4. Finally, don’t let your clients get behind in payments.  Extending credit may seem like you are doing them a favor, but you’re not.  Debt creates bondage… it adds stress to the relationship.

With this in mind, plan your solution strategy for 2011 based on the market you intend to serve.  Put brackets around the low and high end of your target, and serve them well.  Refer business to partners  that falls outside of your parameters, and charge for the value you deliver in your circle.  This is good business.

© 2010, David Stelzl

10
Nov
10

Things that Command Higher Fees

What allows a company or individual to command higher fees?  I’ve written various posts over the past few weeks on fees, and yesterday, I commented on setting higher fixed fees vs. totaling your projected hours and presenting a fixed amount (this generally leads to underestimating and a decrease in project GP).  But what allows a company to propose higher fees without the competition coming in to win the deal on lower pricing?  Commodity sales compete on price…high-value sales don’t.  Here is a list of category offerings I use when considering how to go to market.

1. Product

2. Staffing

3. Projects

4. Strategy

5. Vision

The order builds from pure commodity to greater intellectual capital.  On the low end, companies like Dell are selling low priced desktop systems online.  Nothing unique here, but they are fulfilling a market demand; consumers want inexpensive computers, in fact they demand them.  Dell can fulfill this market demand by finding more efficient ways in manufacturing and distribution.  What was once a $5000 entry point in the early 80′s (and 5K back then was something to talk about), is now a few hundred dollars.  Netbooks and IPads may further change the game here.
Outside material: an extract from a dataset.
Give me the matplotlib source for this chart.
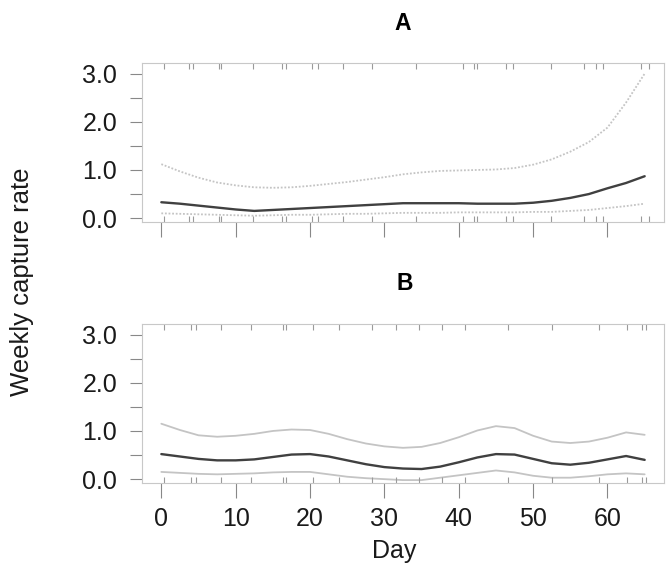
import matplotlib
matplotlib.use("Agg")
import matplotlib.pyplot as plt
import matplotlib.transforms as mtransforms

plt.rcParams['font.family'] = ['Liberation Sans', 'DejaVu Sans']

# Day grid shared by both fitted curves
days = [0, 2.5, 5, 7.5, 10, 12.5, 15, 17.5, 20, 22.5, 25, 27.5, 30, 32.5,
        35, 37.5, 40, 42.5, 45, 47.5, 50, 52.5, 55, 57.5, 60, 62.5, 65]

# Panel A: fitted weekly capture rate with lower/upper bounds
a_fit = [0.33, 0.30, 0.26, 0.22, 0.18, 0.15, 0.17, 0.19, 0.21, 0.23, 0.25, 0.27, 0.29, 0.31,
         0.31, 0.31, 0.31, 0.30, 0.30, 0.30, 0.32, 0.36, 0.42, 0.50, 0.62, 0.73, 0.87]
a_upper = [1.12, 0.97, 0.84, 0.74, 0.68, 0.64, 0.63, 0.64, 0.67, 0.71, 0.75, 0.80, 0.85, 0.91,
           0.95, 0.98, 0.99, 1.00, 1.01, 1.04, 1.11, 1.22, 1.38, 1.58, 1.88, 2.40, 3.00]
a_lower = [0.10, 0.09, 0.08, 0.07, 0.06, 0.05, 0.06, 0.07, 0.07, 0.08, 0.09, 0.09, 0.10, 0.11,
           0.11, 0.11, 0.12, 0.12, 0.12, 0.12, 0.13, 0.13, 0.15, 0.17, 0.21, 0.25, 0.30]

# Panel B
b_fit = [0.52, 0.47, 0.42, 0.39, 0.39, 0.41, 0.46, 0.51, 0.52, 0.47, 0.39, 0.31, 0.25, 0.22,
         0.21, 0.26, 0.35, 0.45, 0.52, 0.51, 0.42, 0.33, 0.30, 0.34, 0.41, 0.48, 0.40]
b_upper = [1.15, 1.02, 0.91, 0.88, 0.90, 0.94, 1.00, 1.03, 1.02, 0.94, 0.83, 0.74, 0.68, 0.65,
           0.67, 0.75, 0.87, 1.01, 1.10, 1.06, 0.90, 0.78, 0.75, 0.78, 0.86, 0.97, 0.92]
b_lower = [0.15, 0.13, 0.11, 0.10, 0.11, 0.12, 0.14, 0.15, 0.15, 0.10, 0.05, 0.02, 0.00, -0.02,
           -0.02, 0.03, 0.08, 0.13, 0.18, 0.14, 0.07, 0.03, 0.03, 0.06, 0.10, 0.12, 0.10]

# Sampling days shown as rug marks
a_rug = [0.3, 3.7, 4.2, 7.7, 8.0, 12.3, 16.2, 16.7, 20.2, 21.1, 24.4, 28.3, 34.3,
         40.6, 42.0, 42.4, 46.4, 47.3, 52.4, 56.8, 58.4, 59.4, 64.5, 65.6]
b_rug = [0.3, 4.0, 4.7, 8.0, 12.1, 16.3, 16.7, 20.4, 23.9, 28.3, 31.6, 34.6, 37.8,
         40.8, 46.6, 52.6, 58.9, 62.6, 64.7, 65.2]

x_ticks = [0, 10, 20, 30, 40, 50, 60]
y_ticks = [0.0, 0.5, 1.0, 1.5, 2.0, 2.5, 3.0]
y_labels = ['0.0', '', '1.0', '', '2.0', '', '3.0']

W, H = 666, 565
fig = plt.figure(figsize=(W / 100, H / 100), dpi=100)


def frac(left, top, right, bottom):
    return [left / W, 1 - bottom / H, (right - left) / W, (bottom - top) / H]


ax_a = fig.add_axes(frac(142, 63, 664, 222))
ax_b = fig.add_axes(frac(142, 324, 664, 483))

panels = [
    (ax_a, a_fit, a_upper, a_lower, a_rug, (0, (1, 1)), False),
    (ax_b, b_fit, b_upper, b_lower, b_rug, '-', True),
]

for ax, fit, up, lo, rug, bound_ls, show_x in panels:
    line_kw = dict(solid_joinstyle='round', solid_capstyle='round')
    ax.plot(days, up, color='#c4c4c4', lw=1.3, ls=bound_ls, **line_kw)
    ax.plot(days, lo, color='#c4c4c4', lw=1.3, ls=bound_ls, **line_kw)
    ax.plot(days, fit, color='#404040', lw=1.7, **line_kw)

    trans = mtransforms.blended_transform_factory(ax.transData, ax.transAxes)
    ax.vlines(rug, 0, 0.035, transform=trans, color='#9a9a9a', lw=0.8)
    ax.vlines(rug, 0.965, 1.0, transform=trans, color='#9a9a9a', lw=0.8)

    ax.set_xlim(-2.6, 67.6)
    ax.set_ylim(-0.08, 3.22)
    ax.set_yticks(y_ticks)
    ax.set_yticklabels(y_labels)
    ax.set_xticks(x_ticks)
    if show_x:
        ax.set_xticklabels([str(t) for t in x_ticks])
    else:
        ax.set_xticklabels([])
    ax.tick_params(axis='y', length=9, width=0.8, color='#888888', pad=9,
                   labelsize=18, labelcolor='#1a1a1a')
    ax.tick_params(axis='x', length=11, width=0.8, color='#888888', pad=6,
                   labelsize=18, labelcolor='#1a1a1a')
    for s in ax.spines.values():
        s.set_color('#c8c8c8')
        s.set_linewidth(0.8)

fig.text(403 / W, 1 - 23 / H, 'A', ha='center', va='center', fontsize=16.5, fontweight='bold')
fig.text(405 / W, 1 - 284 / H, 'B', ha='center', va='center', fontsize=16.5, fontweight='bold')

fig.text(22 / W, 1 - 282 / H, 'Weekly capture rate', rotation=90,
         ha='center', va='center', fontsize=18.5, color='#1a1a1a')
fig.text(394 / W, 1 - 551 / H, 'Day', ha='center', va='center',
         fontsize=18, color='#1a1a1a')

fig.savefig('out.png', dpi=100, facecolor='white')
Staffing follows with various skills that set apart individuals.  Projects help companies move forward with initiatives that change the business.  This is where value pricing really starts to make sense.

An interesting question arises with my model at this point.  What about a utility such as SaaS like Salesforce.com?  Cloud computing should fit in here somewhere…but we’ll come back to that another day.

As we move up, start thinking about Accenture or PWC.  Strategy commands big dollars.  In a prior life I referred to our growing company as, The Andersen Alternative (Back before the days of the Accenture brand).  The message was clear; we were consultants, working up the model toward higher value consulting, while selling the technology to implement those things we recommended doing.

Finally we have people who create vision.  People like Geoffrey Moore (Author of Inside the Tornado) come to mind.  Consultants working at the top with large high-tech companies, helping them figure out where to go next.

Most resellers are not built to reach vision creation; their sweet spot is probably in the project area.  Larger integrators are beginning to build business process, ITIL consulting, and other forms of business consulting into their model to offset the commoditization of product.  If you don’t start thinking about this now, you may find yourself without profits next year, and perhaps out of business in the near future.  But let me point out, the problem is not with the area you play in, rather it is in the model you’ve built.  Resellers are built to sell projects, Dell was built to sell hardware.  Both have high profit potential…but building one model and selling another is destined for failure.